1 CORINTHIANS 13:4-8a

Mark 10:6-9

You may kiss and be presented to family and friends by your new (last) name.

Ring ceremony protocol changes from time to time, so it is best to check with your Bishop to be sure that your plans are within the Church guidelines. Keep in mind that the ring ceremony is not meant to embellish your temple sealing.  The more you make it like a civil ceremony, the less emphasis you are placing on your temple ceremony.
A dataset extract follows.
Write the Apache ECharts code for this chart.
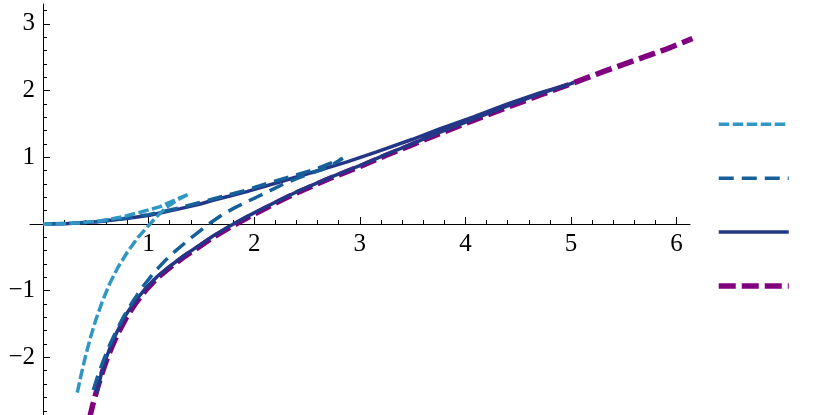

Here is one of our favorite wedding poems:

MY LOVE
~ Linda Lee Elrod ~

When I met you, I had no idea
how much my life
was about to be changed...
but then, how could I have known?

A love like ours happens
once in a lifetime.
You were a miracle to me,
the one who was everything
I had ever dreamed of,
the one I thought existed
only in my imagination.

And when you came into my life,
I realized that what I
had always thought
was happiness
couldn't compare to the joy
loving you brought me.

You are a part of everything
I think and do and feel,
and with you by my side,
I believe that anything is possible.
(this day) gives me a chance
to thank you for the miracle of you...
you are, and always will be,
the love of my life.
 
 
 
And here are some other ideas for readings at your ring ceremony:
 

WEDDING PRAYER
~ By Robert Louis Stevenson ~

Lord, behold our family here assembled.
We thank you for this place in which we dwell,
for the love that unites us,
for the peace accorded us this day,
for the hope with which we expect the morrow,
for the health, the work, the food,
and the bright skies that make our lives delightful;
for our friends in all parts of the earth.

Amen

EXCERPT FROM TUESDAYS WITH MORRIE
~ By Mitch Albom ~



“Still,” Morrie said, “there are a few rules I know to be true about love and marriage: If you don’t respect the other person, you’re gonna have a lot of trouble. If you don’t know how to compromise, you’re gonna have a lot of trouble. If you can’t talk openly about what goes on between you, you’re gonna have a lot of trouble. And if you don’t have a common set of values in life, you’re gonna have a lot of trouble. Your values must be alike.

“And the biggest one of those values, Mitch?”

Yes?

“Your belief in the importance of your marriage.”